Conor Friedersdorf said:Jon Huntsman won't win the GOP nomination, or so pundits assure us. But he is getting press attention anyway because he decided to start telling his fellow Republicans truths that they don't want to hear.
. . .
Rather than obsess over the horse race 15 months before a presidential election, broadcast, Web and print journalists are self-consciously covering [the Huntsman] campaign for its substance, even speculating that doing so might have a positive effect on the national conversation. As much as I agree with Sullivan, Fallows, Weisberg, and all the other journalists praising Huntsman for challenging orthodoxies of thought in the GOP, however, I am struck by the very different standards that govern coverage of two other candidates, Ron Paul and Gary Johnson.

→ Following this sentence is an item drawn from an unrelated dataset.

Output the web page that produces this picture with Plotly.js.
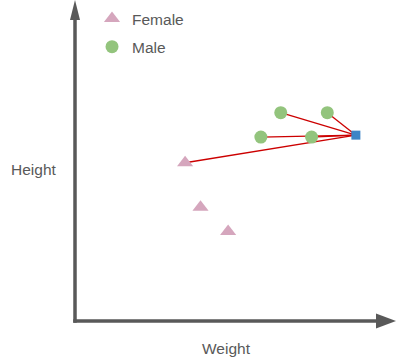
<!DOCTYPE html>
<html><head><meta charset="utf-8">
<script src="https://cdn.plot.ly/plotly-3.0.1.min.js"></script>
<style>html,body{margin:0;padding:0;background:#fff}</style>
</head><body><div id="chart" style="width:396px;height:358px"></div>
<script>
// Data (arbitrary units)
const femaleWeight = [34.3, 39.1, 47.7];
const femaleHeight = [49.3, 35.4, 27.9];
const maleWeight = [64.1, 78.6, 57.9, 73.7];
const maleHeight = [64.9, 64.9, 57.3, 57.3];
const queryWeight = [87.5];
const queryHeight = [57.9];
const neighbourWeight = [64.1, 78.6, 57.9, 73.7, 34.3];
const neighbourHeight = [64.9, 64.9, 57.3, 57.3, 49.3];
const seriesNames = ["Female", "Male"];
const axisTitles = ["Weight", "Height"];

const gray = "#595959";
const txtFont = {family: "Liberation Sans, Arial, sans-serif", size: 15.5, color: gray};

const lx = [], ly = [];
neighbourWeight.forEach((w, i) => {
  lx.push(queryWeight[0], w, null);
  ly.push(queryHeight[0], neighbourHeight[i], null);
});

const traces = [
  {x: lx, y: ly, mode: "lines", line: {color: "#cc0000", width: 1.3}, showlegend: false, hoverinfo: "skip"},
  {x: maleWeight, y: maleHeight, mode: "markers", name: seriesNames[1], legendrank: 2, legendgroup: "m",
   marker: {symbol: "circle", size: 13, color: "#93c47d"}},
  {x: femaleWeight, y: femaleHeight, mode: "markers", name: seriesNames[0], legendrank: 1, legendgroup: "f",
   marker: {symbol: "triangle-up", size: 14, color: "#d5a6bd"}},
  {x: queryWeight, y: queryHeight, mode: "markers", showlegend: false,
   marker: {symbol: "square", size: 9, color: "#3d85c6"}}
];

const axisCommon = {range: [0, 100], showgrid: false, zeroline: false, showline: false,
  showticklabels: false, ticks: "", fixedrange: true};

const layout = {
  width: 396, height: 358,
  margin: {l: 75, r: 0, t: 0, b: 37},
  paper_bgcolor: "#fff", plot_bgcolor: "#fff",
  xaxis: Object.assign({}, axisCommon),
  yaxis: Object.assign({}, axisCommon),
  showlegend: true,
  legend: {xref: "paper", yref: "paper", x: 0.053, y: 0.994, xanchor: "left", yanchor: "top",
    font: txtFont, tracegroupgap: 5, bgcolor: "rgba(0,0,0,0)"},
  shapes: [
    {type: "line", xref: "paper", yref: "paper", x0: -0.0055, x1: 0.94, y0: 0, y1: 0,
     line: {color: gray, width: 3.5}},
    {type: "line", xref: "paper", yref: "paper", x0: 0, x1: 0, y0: -0.0055, y1: 0.94,
     line: {color: gray, width: 3.5}},
    {type: "path", xref: "paper", yref: "paper", path: "M0.9377,0.0234 L1,0 L0.9377,-0.0234 Z",
     fillcolor: gray, line: {width: 0}},
    {type: "path", xref: "paper", yref: "paper", path: "M-0.0156,0.9377 L0,1 L0.0156,0.9377 Z",
     fillcolor: gray, line: {width: 0}}
  ],
  annotations: [
    {text: axisTitles[0], xref: "paper", yref: "paper", x: 0.4735, y: -0.0872, showarrow: false,
     xanchor: "center", yanchor: "middle", font: txtFont},
    {text: axisTitles[1], xref: "paper", yref: "paper", x: -0.1308, y: 0.4735, showarrow: false,
     xanchor: "center", yanchor: "middle", font: txtFont}
  ]
};

Plotly.newPlot("chart", traces, layout, {displayModeBar: false, staticPlot: true});
</script></body></html>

Neither Huntsman nor Johnson nor Paul is likely to win. All three are challenging orthodoxies of thought in their party. In doing so, all have an opportunity "to affect the political conversation for the better" and to "shine light on the evasions of his rivals, even if it fails to change the outcome of the race."
Here is the difference.
Huntsman is challenging orthodoxies of thought that afflict the GOP alone, and taking positions that reflect the conventional wisdom in the media: evolution is a fact, so is climate change, and the debt ceiling had to be raised. In contrast, Johnson and Paul are challenging orthodoxies of thought that are bi-partisan in nature and implicate much of the political and media establishment.
There is a strong case to be made that their libertarian voices are more vital. The debt ceiling was already raised. Embracing evolution has some political costs in a GOP primary, but matters very little when it comes to the vital policy questions that the next president is going to face. Huntsman nonetheless wins praise for those stances. For questioning America's aggressive, interventionist foreign policy and its failed War on Drugs, policies that are tremendously costly, consequential, and executed in ways that are immoral and demonstrably damaging to our civil liberties, Paul and Johnson aren't given points for speaking uncomfortable truths, shining light on evasions, or affecting the political conversation for the better.
They're ignored, and the excuse given is that they can't win.
. . .
But American discourse is never going to suffer for lack of arguments already advocated by one of the two political parties. If the press is really seeking to air the arguments of protest candidates to shed light on evasions and improve the political conversation, as Weisberg suggests, it should seek out serious critiques that the establishments of neither political party want to acknowledge. So long as it doesn't, no wonder guys like Paul and Johnson have no chance.
This problem goes beyond the reviled MSM and bleeds into the web politico community.